WHAT THE TASK ASKS –
Retype only what runs from the beginning of the data through the line with "2400, 1900, 1350];"; please omit the pictures and keep every line exact.

▼

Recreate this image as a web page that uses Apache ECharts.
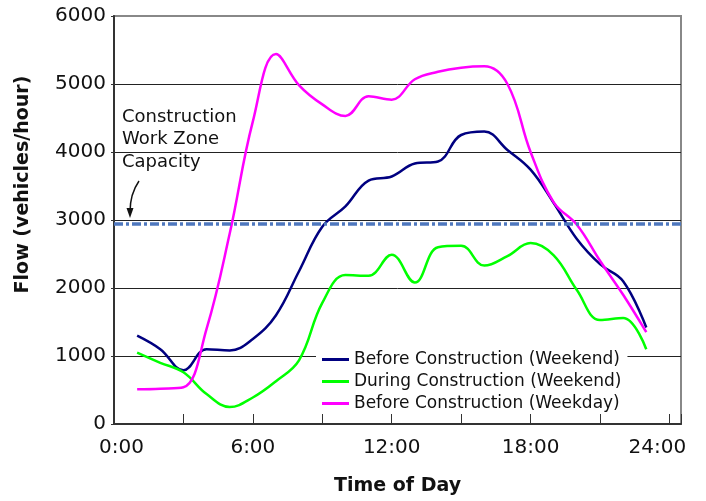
<!DOCTYPE html>
<html>
<head>
<meta charset="utf-8">
<script src="https://cdn.jsdelivr.net/npm/echarts@6/dist/echarts.min.js"></script>
<style>
  html, body { margin: 0; padding: 0; background: #fff; }
  #chart { width: 706px; height: 501px; }
</style>
</head>
<body>
<div id="chart"></div>
<script>
// hours of the day the counts were taken at
const hours = [1, 2, 3, 4, 5, 6, 7, 8, 9, 10, 11, 12, 13, 14, 15, 16, 17, 18, 19, 20, 21, 22, 23];

const beforeWeekend = [1300, 1100, 790, 1100, 1080, 1250, 1600, 2250, 2900, 3200, 3580, 3640, 3830, 3860, 4250, 4300, 4030, 3740, 3250, 2720, 2350, 2100, 1420];
const duringWeekend = [1050, 900, 760, 440, 250, 390, 630, 940, 1780, 2190, 2180, 2490, 2080, 2600, 2620, 2330, 2470, 2660, 2480, 1970, 1530, 1560, 1100];
const beforeWeekday = [510, 520, 540, 1400, 2800, 4450, 5440, 4980, 4700, 4530, 4820, 4770, 5070, 5180, 5240, 5260, 5000, 4000, 3260, 2930, 2400, 1900, 1350];

const workZoneCapacity = 2950;
const seriesNames = ['Before Construction (Weekend)', 'During Construction (Weekend)', 'Before Construction (Weekday)'];
const seriesColors = ['#000080', '#00ff00', '#ff00ff'];

const FONT = 'DejaVu Sans';

const toPairs = (vals) => hours.map((h, i) => [h, vals[i]]);

const chart = echarts.init(document.getElementById('chart'));

const lineSeries = (name, color, vals) => ({
  name: name,
  type: 'line',
  smooth: 0.4,
  symbol: 'none',
  data: toPairs(vals),
  lineStyle: { color: color, width: 2.5 },
  itemStyle: { color: color }
});

const s1 = lineSeries(seriesNames[0], seriesColors[0], beforeWeekend);
s1.markLine = {
  silent: true,
  symbol: 'none',
  label: { show: false },
  lineStyle: { color: '#4f78be', width: 3.5, type: [9, 3, 3, 3] },
  data: [{ yAxis: workZoneCapacity }]
};

const option = {
  backgroundColor: '#fff',
  animation: false,
  grid: {
    left: 114, right: 25, top: 16, bottom: 74,
    show: true, borderColor: '#888', borderWidth: 2
  },
  legend: {
    orient: 'vertical',
    left: 316,
    top: 349,
    padding: [2, 6, 2, 6],
    backgroundColor: '#fff',
    icon: 'rect',
    itemWidth: 27,
    itemHeight: 3,
    itemGap: 5,
    textStyle: { fontFamily: FONT, fontSize: 17, color: '#111' },
    data: seriesNames
  },
  xAxis: {
    type: 'value',
    min: 0,
    max: 24.5,
    interval: 3,
    name: 'Time of Day',
    nameLocation: 'middle',
    nameGap: 53,
    nameTextStyle: { fontFamily: FONT, fontSize: 19, fontWeight: 'bold', color: '#111' },
    axisLine: { show: true, lineStyle: { color: '#333', width: 2 } },
    axisTick: { show: true, inside: true, length: 10, lineStyle: { color: '#333', width: 1 } },
    splitLine: { show: false },
    axisLabel: {
      margin: 14,
      fontFamily: FONT,
      fontSize: 20,
      color: '#111',
      formatter: (v) => {
        if (v % 6 !== 0) return '';
        const t = v + ':00';
        if (v === 0) return '{first|' + t + '}';
        if (v === 24) return '{last|' + t + '}';
        return t;
      },
      rich: {
        first: { fontFamily: FONT, fontSize: 20, color: '#111', padding: [0, 0, 0, 15] },
        last: { fontFamily: FONT, fontSize: 20, color: '#111', padding: [0, 24, 0, 0] }
      }
    }
  },
  yAxis: {
    type: 'value',
    min: 0,
    max: 6000,
    interval: 1000,
    name: 'Flow (vehicles/hour)',
    nameLocation: 'middle',
    nameGap: 81,
    nameTextStyle: { fontFamily: FONT, fontSize: 19, fontWeight: 'bold', color: '#111', padding: [0, 0, 0, 71] },
    axisLine: { show: true, lineStyle: { color: '#333', width: 2 } },
    axisTick: { show: true, length: 3, lineStyle: { color: '#333' } },
    splitLine: {
      show: true,
      lineStyle: { color: ['#222', '#222', '#222', '#222', '#222', '#222', '#888'], width: 1 }
    },
    axisLabel: {
      margin: 8,
      fontFamily: FONT,
      fontSize: 20,
      color: '#111',
      formatter: (v) => String(v)
    }
  },
  series: [
    s1,
    lineSeries(seriesNames[1], seriesColors[1], duringWeekend),
    lineSeries(seriesNames[2], seriesColors[2], beforeWeekday)
  ],
  graphic: [
    {
      type: 'text',
      left: 122,
      top: 106,
      style: {
        text: 'Construction\nWork Zone\nCapacity',
        font: '18px "DejaVu Sans"',
        lineHeight: 22.5,
        fill: '#111'
      }
    },
    {
      type: 'bezierCurve',
      shape: { x1: 139, y1: 181, cpx1: 130, cpy1: 194, x2: 130, y2: 212 },
      style: { stroke: '#111', lineWidth: 1.5, fill: null }
    },
    {
      type: 'polygon',
      shape: { points: [[126.5, 208], [133.5, 208], [130, 218]] },
      style: { fill: '#111' }
    }
  ]
};

chart.setOption(option);
</script>
</body>
</html>
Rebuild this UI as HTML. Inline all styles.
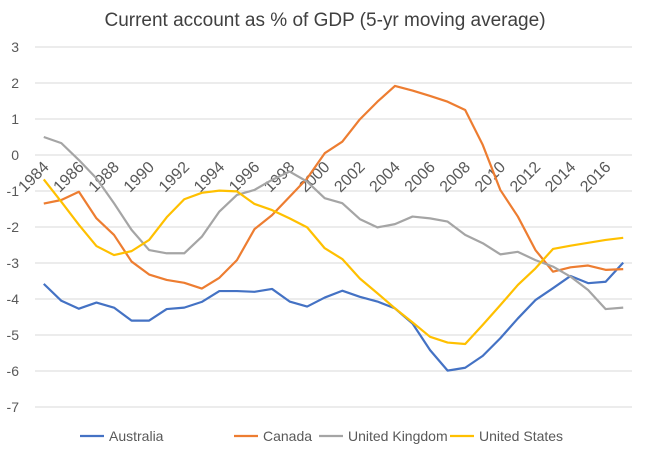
<!DOCTYPE html>
<html><head><meta charset="utf-8"><style>
body{margin:0;background:#fff;}
svg{display:block;font-family:"Liberation Sans",sans-serif;}
</style></head><body>
<svg id="chart" width="649" height="456">
<text x="325" y="26" text-anchor="middle" font-size="19" fill="#404040">Current account as % of GDP (5-yr moving average)</text>
<g id="grid"></g><g id="xlabels"></g><g id="series"></g><g id="legend"></g>
</svg>
<script>
const years=[1984,1985,1986,1987,1988,1989,1990,1991,1992,1993,1994,1995,1996,1997,1998,1999,2000,2001,2002,2003,2004,2005,2006,2007,2008,2009,2010,2011,2012,2013,2014,2015,2016,2017];
const australia=[-3.58,-4.05,-4.27,-4.1,-4.24,-4.6,-4.6,-4.28,-4.24,-4.08,-3.78,-3.78,-3.8,-3.72,-4.07,-4.21,-3.96,-3.77,-3.94,-4.07,-4.26,-4.68,-5.42,-5.99,-5.91,-5.58,-5.09,-4.54,-4.03,-3.7,-3.36,-3.56,-3.52,-2.99];
const canada=[-1.35,-1.25,-1.02,-1.76,-2.22,-2.96,-3.32,-3.47,-3.55,-3.71,-3.41,-2.92,-2.06,-1.67,-1.16,-0.65,0.05,0.37,0.99,1.48,1.92,1.79,1.64,1.48,1.25,0.28,-0.97,-1.71,-2.64,-3.24,-3.12,-3.07,-3.19,-3.17];
const uk=[0.5,0.33,-0.14,-0.65,-1.34,-2.08,-2.64,-2.73,-2.73,-2.27,-1.57,-1.11,-0.97,-0.69,-0.46,-0.74,-1.2,-1.34,-1.78,-2.01,-1.92,-1.71,-1.76,-1.85,-2.22,-2.45,-2.76,-2.69,-2.92,-3.1,-3.38,-3.75,-4.28,-4.24];
const us=[-0.68,-1.3,-1.94,-2.53,-2.78,-2.67,-2.36,-1.73,-1.23,-1.05,-0.99,-1.01,-1.36,-1.53,-1.76,-2.01,-2.59,-2.89,-3.43,-3.84,-4.26,-4.65,-5.05,-5.21,-5.25,-4.72,-4.17,-3.61,-3.15,-2.61,-2.52,-2.44,-2.36,-2.3];
const yTicks=[3,2,1,0,-1,-2,-3,-4,-5,-6,-7];
const seriesNames=["Australia","Canada","United Kingdom","United States"];
const colors=["#4472c4","#ed7d31","#a5a5a5","#ffc000"];
const NS="http://www.w3.org/2000/svg";
const x0=35,x1=632,yZero=155,pxPerUnit=36;
const step=(x1-x0)/years.length;
function xs(i){return x0+step*(i+0.5);}
function ys(v){return yZero-v*pxPerUnit;}
function mk(tag,attrs,parent){const e=document.createElementNS(NS,tag);for(const k in attrs)e.setAttribute(k,attrs[k]);parent.appendChild(e);return e;}
const grid=document.getElementById('grid');
yTicks.forEach(t=>{
  const l=mk('line',{x1:x0,x2:x1,y1:ys(t),y2:ys(t),stroke:'#d9d9d9','stroke-width':1},grid);
  
  
  const tx=mk('text',{x:19,y:ys(t)+5,'text-anchor':'end','font-size':14,fill:'#595959'},grid);
  tx.textContent=t;
  
  
});
const xl=document.getElementById('xlabels');
years.forEach((yr,i)=>{
  if(yr%2!==0)return;
  const x=xs(i)+6,y=168;
  const tx=mk('text',{x:x,y:y,'text-anchor':'end','font-size':16,fill:'#595959',transform:`rotate(-45 ${x} ${y})`},xl);
  tx.textContent=yr;
  
  
});
const sg=document.getElementById('series');
[australia,canada,uk,us].forEach((arr,si)=>{
  const p=mk('polyline',{points:arr.map((v,i)=>xs(i)+','+ys(v)).join(' '),fill:'none',stroke:colors[si],'stroke-width':2.2,'stroke-linejoin':'round'},sg);
  
  
});
const lg=document.getElementById('legend');
const lx=[80,234,319,450];
seriesNames.forEach((n,i)=>{
  const l=mk('line',{x1:lx[i],x2:lx[i]+24,y1:436,y2:436,stroke:colors[i],'stroke-width':2.2},lg);
  
  
  const t=mk('text',{x:lx[i]+29,y:441,'font-size':14,fill:'#595959'},lg);
  t.textContent=n;
  
  
});
</script>
</body></html>
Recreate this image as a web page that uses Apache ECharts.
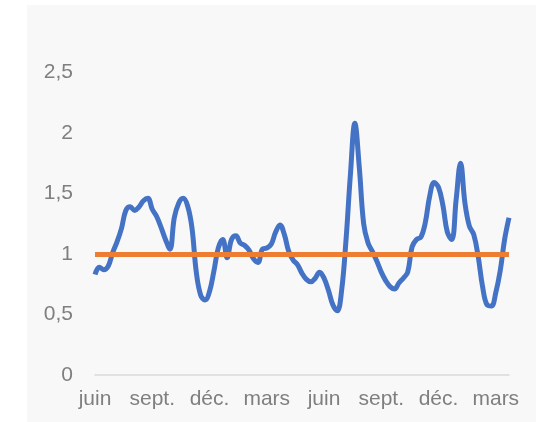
<!DOCTYPE html>
<html lang="fr">
<head>
    <meta charset="UTF-8">
    <title>Ratio</title>
    <script src="https://cdn.jsdelivr.net/npm/echarts@6/dist/echarts.min.js"></script>
    <style>
        html, body { margin: 0; padding: 0; background: #ffffff; }
        #main { width: 549px; height: 422px; }
    </style>
</head>
<body>
<div id="main"></div>
<script>
    // weekly points, first week = start of June
    const startDate = '2021-06-01';
    const ratio = [
        0.83, 0.89, 0.87, 0.90, 1.01, 1.10, 1.21, 1.36, 1.39, 1.36,
        1.39, 1.44, 1.46, 1.37, 1.31, 1.22, 1.12, 1.04, 1.30, 1.42,
        1.46, 1.40, 1.22, 0.85, 0.66, 0.62, 0.69, 0.86, 1.05, 1.12,
        0.97, 1.12, 1.15, 1.09, 1.07, 1.03, 0.96, 0.93, 1.04, 1.05,
        1.08, 1.18, 1.24, 1.16, 1.02, 0.95, 0.91, 0.84, 0.79, 0.77,
        0.80, 0.85, 0.80, 0.70, 0.58, 0.53, 0.70, 1.12, 1.66, 2.08,
        1.72, 1.25, 1.09, 1.02, 0.94, 0.85, 0.78, 0.73, 0.71, 0.76,
        0.80, 0.85, 1.06, 1.12, 1.14, 1.26, 1.48, 1.59, 1.55, 1.40,
        1.18, 1.12, 1.45, 1.75, 1.42, 1.23, 1.16, 0.98, 0.73, 0.58,
        0.57, 0.68, 0.86, 1.12, 1.30
    ];
    const baseline = [1];
    const monthLabels = ['juin', 'sept.', 'déc.', 'mars', 'juin', 'sept.', 'déc.', 'mars'];
    const monthLabelIdx = [0, 13, 26, 39, 52, 65, 78, 91];

    let weeks = [];
    let d0 = new Date(startDate + 'T00:00:00');
    ratio.forEach(function(v, i) {
        let d = new Date(d0.getTime() + i * 7 * 86400000);
        weeks.push(d.toISOString().slice(0, 10));
    });

    let myChart = echarts.init(document.getElementById('main'));
    let labelFont = {
        color: '#7f7f7f',
        fontSize: 21,
        fontFamily: 'Liberation Sans, Arial, sans-serif'
    };
    myChart.setOption({
        animation: false,
        graphic: [{
            type: 'rect',
            shape: { x: 27, y: 5, width: 509, height: 417 },
            style: { fill: '#f8f8f8' },
            z: -10,
            silent: true
        }],
        grid: {
            left: 95,
            right: 40,
            top: 72.5,
            bottom: 47
        },
        xAxis: {
            type: 'category',
            data: weeks,
            boundaryGap: false,
            axisLine: { lineStyle: { color: '#d9d9d9', width: 1.5 } },
            axisTick: { show: false },
            splitLine: { show: false },
            axisLabel: Object.assign({
                margin: 14,
                interval: function(index) {
                    return monthLabelIdx.indexOf(index) >= 0;
                },
                formatter: function(value, index) {
                    let k = monthLabelIdx.indexOf(index);
                    return k >= 0 ? monthLabels[k] : '';
                }
            }, labelFont)
        },
        yAxis: {
            type: 'value',
            min: 0,
            max: 2.5,
            interval: 0.5,
            axisLine: { show: false },
            axisTick: { show: false },
            splitLine: { show: false },
            axisLabel: Object.assign({
                margin: 22,
                formatter: function(v) {
                    return String(v).replace('.', ',');
                }
            }, labelFont)
        },
        series: [{
            name: 'ratio',
            type: 'line',
            data: ratio,
            smooth: 0.4,
            symbol: 'none',
            lineStyle: { color: '#4472c4', width: 5 },
            z: 2
        }, {
            name: 'référence',
            type: 'line',
            data: [],
            z: 3,
            markLine: {
                silent: true,
                symbol: ['none', 'none'],
                label: { show: false },
                lineStyle: { color: '#ed7d31', width: 5, type: 'solid' },
                data: baseline.map(function(v) { return { yAxis: v }; })
            }
        }]
    });
</script>
</body>
</html>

▲

SOLVED EXERCISE –
Recreate this image as a web page that uses Apache ECharts.
<!DOCTYPE html>
<html>
<head>
<meta charset="utf-8">
<script src="https://cdn.jsdelivr.net/npm/echarts@6/dist/echarts.min.js"></script>
<style>
  html, body { margin: 0; padding: 0; background: #fff; }
  #chart { width: 706px; height: 501px; }
</style>
</head>
<body>
<div id="chart"></div>
<script>
// hours of the day the counts were taken at
const hours = [1, 2, 3, 4, 5, 6, 7, 8, 9, 10, 11, 12, 13, 14, 15, 16, 17, 18, 19, 20, 21, 22, 23];

const beforeWeekend = [1300, 1100, 790, 1100, 1080, 1250, 1600, 2250, 2900, 3200, 3580, 3640, 3830, 3860, 4250, 4300, 4030, 3740, 3250, 2720, 2350, 2100, 1420];
const duringWeekend = [1050, 900, 760, 440, 250, 390, 630, 940, 1780, 2190, 2180, 2490, 2080, 2600, 2620, 2330, 2470, 2660, 2480, 1970, 1530, 1560, 1100];
const beforeWeekday = [510, 520, 540, 1400, 2800, 4450, 5440, 4980, 4700, 4530, 4820, 4770, 5070, 5180, 5240, 5260, 5000, 4000, 3260, 2930, 2400, 1900, 1350];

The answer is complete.